Les Shéhérazades de Samir Fouad
Femme du sud.

« Inspirés des contes des Mille et une nuits, ce conte magistral qui a séduit et envoûté des générations entières, les personnages-femmes de mes toiles ressemblent quelque part à Shéhérazade, qui raconte des histoires palpitantes. Mes protagonistes narrent chacune à sa manière des histoires au passé et au présent. Elles donnent libre cours à leur imagination. C’est ainsi qu’elles restent en vie jusqu’à l’éternité, dans un monde fait de conflit et de trahison », écrit Samir Fouad dans le catalogue de l’exposition.

C’est un monde perturbé, où les femmes ont l’air faible et solitaire, parfois même elles sont usées par l’âge. Elles s’enferment dans leur caverne et se mettent à rêvasser. Puis, animées par un tourbillon de vie, elles accordent une touche lumineuse à ce monde grisaillant, lui apportant un peu de romantisme et de sensualité.

Un jeu de clair-obscur

Al-Naddaha est une naïade ou une femme-djinn qui appelle les hommes se promenant au bord du Nil, probablement à leur mort. Une femme brune, de la Nubie ou de la campagne égyptienne, en djellaba jaune, fait sa sieste sur un canapé chez elle. Bref, des scènes très chaleureuses et lumineuses, sous l’effet de la couleur jaune, en contraste avec les tons gris. Un clair-obscur qui n’est pas sans rappeler Diego Vélasquez, Rembrandt, David Shevlino ou Hassan Soliman.
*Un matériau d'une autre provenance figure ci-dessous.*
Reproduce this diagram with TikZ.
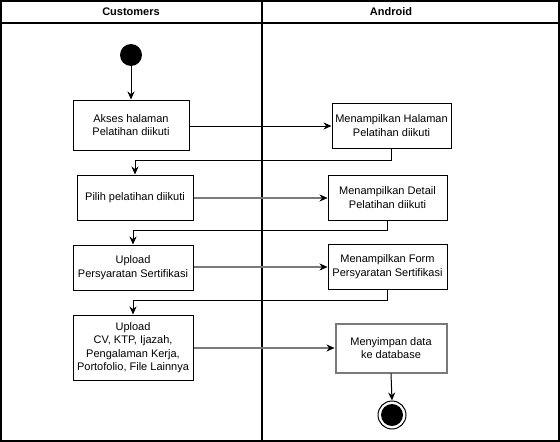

Les Shéhérazades de Samir Fouad
Une femme avec des taches floues.

Madiha est une femme aux yeux larges, méditatifs, inspirée des Portraits du Fayoum. La peinture donne impression d’être placée derrière une plaque de verre. Sur une autre peinture, une nouvelle mariée en robe blanche se rappelle ses amours passés. Elle est censée être heureuse, la nuit de ses noces, néanmoins, elle sombre dans la détresse.

Parfois, l’on se demande : avec ce trop de fadeur, s’agit-il d’un monde de fantaisie ou de réalité ? Mêlant sur une même toile réalisme et abstraction, impressionnisme et expressionnisme, l’artiste reflète les divers états d’âme de toutes celles qui n’arrivent pas à s’exprimer proprement, celles qui n’osent pas parler. Comme s’il était le seul à pouvoir entendre les douleurs et les angoisses de ses personnages-femmes, au milieu de leur silence contemplatif. Les toiles, aux coups de pinceau rapides et successifs, sont remplies de sensualité. Samir Fouad s’attache à la forme humaine et au dynamisme du mouvement, en estompant les détails et en n'ayant le moindre souci de refléter fidèlement la réalité.

A la galerie Picasso, jusqu’au 20 janvier, de 10h30 à 21h (sauf les dimanches). 20, rue Hassan Assem, Zamalek.